Perhaps the most important accuracy for the consumer is the weight Simon correctly places on having access to off market properties. While Simon says this is “what really makes [his firm] stand out”, the reality is that all competent buyers’ agents have similar access via their own networks.

Some of the inaccuracies:

The series is shot at a time in Sydney’s prestige property cycle where, as Gavin’s remarks, the market is “f….n’ crazy.”

As mentioned, property markets are cyclical. Watching Luxe Listings, it is hard to believe for example, that in 2009, 2010 and in the last half of 2012 such properties languished for months in a buyers’ market that looked very different to the one depicted.

When those times return, as they will, the impressions created by Luxe Listings will bear little resemblance to then reality.

In addition to the close personal friendship that exists between Simon and Gavin’s being atypical of the relationships that exist between buyers’ agents and selling agents in Sydney, another inaccuracy is that the entire Sydney real estate industry is also uber flashy.

Not so. The pockets in Luxe Listings are different from other real estate regions to the north, south and west of Sydney Harbour Bridge where such flashiness would likely be seen, to use D’Leanne’s expression, as “wankerish.”

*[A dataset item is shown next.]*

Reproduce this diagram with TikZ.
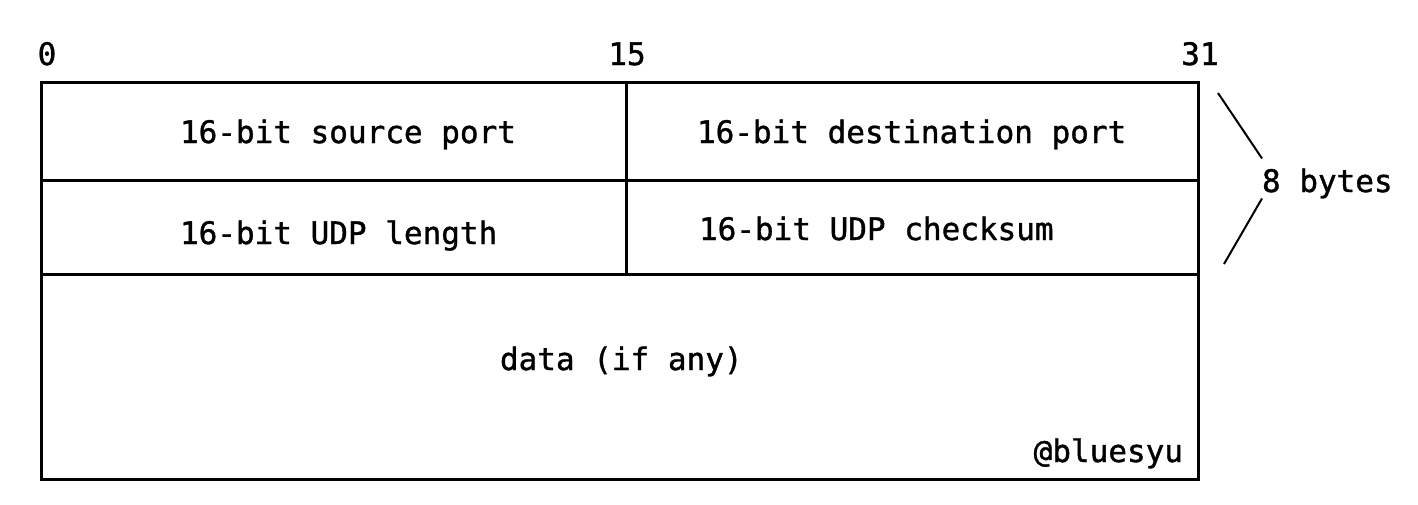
\documentclass[tikz,border=0pt]{standalone}
\usepackage{fontspec}
\setmonofont{DejaVu Sans Mono}[FakeBold=1.2]

\begin{document}
\begin{tikzpicture}[x=1pt, y=-1pt,
  field/.style={draw, line width=3pt, anchor=north west, inner sep=0pt, outer sep=0pt},
  txt/.style={font=\ttfamily\fontsize{31}{36}\selectfont, inner sep=0pt, outer sep=0pt},
  brace/.style={draw, line width=2pt}]

  % Canvas
  \useasboundingbox (0,0) rectangle (1418,504); %

  % Layout the header fields
  \node[field, minimum width=585, minimum height=98]  (src)  at (41,82)   {} ; %
  \node[field, minimum width=572, minimum height=98]  (dst)  at (626,82)  {} ; %
  \node[field, minimum width=585, minimum height=94]  (len)  at (41,180)  {} ; %
  \node[field, minimum width=572, minimum height=94]  (chk)  at (626,180) {} ; %
  \node[field, minimum width=1157, minimum height=205] (data) at (41,274) {} ; %

  % Field texts
  \node[txt, anchor=base west] (src-t)  at (180,143) {16-bit source port} ; %
  \node[txt, anchor=base west] (dst-t)  at (697,143) {16-bit destination port} ; %
  \node[txt, anchor=base west] (len-t)  at (180,244) {16-bit UDP length} ; %
  \node[txt, anchor=base west] (chk-t)  at (699,240) {16-bit UDP checksum} ; %
  \node[txt, anchor=base west] (data-t) at (500,370) {data (if any)} ; %
  \node[txt, anchor=base east] (sign)   at (1183,462) {@bluesyu} ; %

  % Bit offsets
  \node[txt, anchor=base] (b0)  at (47,65)   {0} ; %
  \node[txt, anchor=base] (b15) at (627,65)  {15} ; %
  \node[txt, anchor=base] (b31) at (1200,65) {31} ; %

  % Header size
  \node[txt, anchor=base west] (bytes) at (1262,192) {8 bytes} ; %
  \coordinate (brtop) at (1218,93) ; %
  \coordinate (brbot) at (1224,264) ; %
  \draw[brace] (brtop) -- ([yshift=10pt]bytes.north west) ; %
  \draw[brace] (bytes.south west) -- (brbot) ; %

\end{tikzpicture}
\end{document}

Most inaccuracies however, exist on the buy side and are caused by the show’s format where, unlike the treatment given to the selling agents, there isn’t another and more conservative buyers’ agent to provide a contrast to Simon’s approach and hardly any attention is given to the ‘what else, how and why’ Simon and his team presumably do what they do for their clients in real life.

As a result, the series gives the inaccurate and oversimplified impressions that Sydney buyers’ agents are only for the rich who just talk down properties before pitching low ball overs based only on “vibe” rather than thorough due diligence and research not only into individual property but many other built, natural, neighbourhood and regulatory risks.

Whatever might be Luxe Listings’ legacy, it has already established itself as a source of well produced property porn for its many viewers.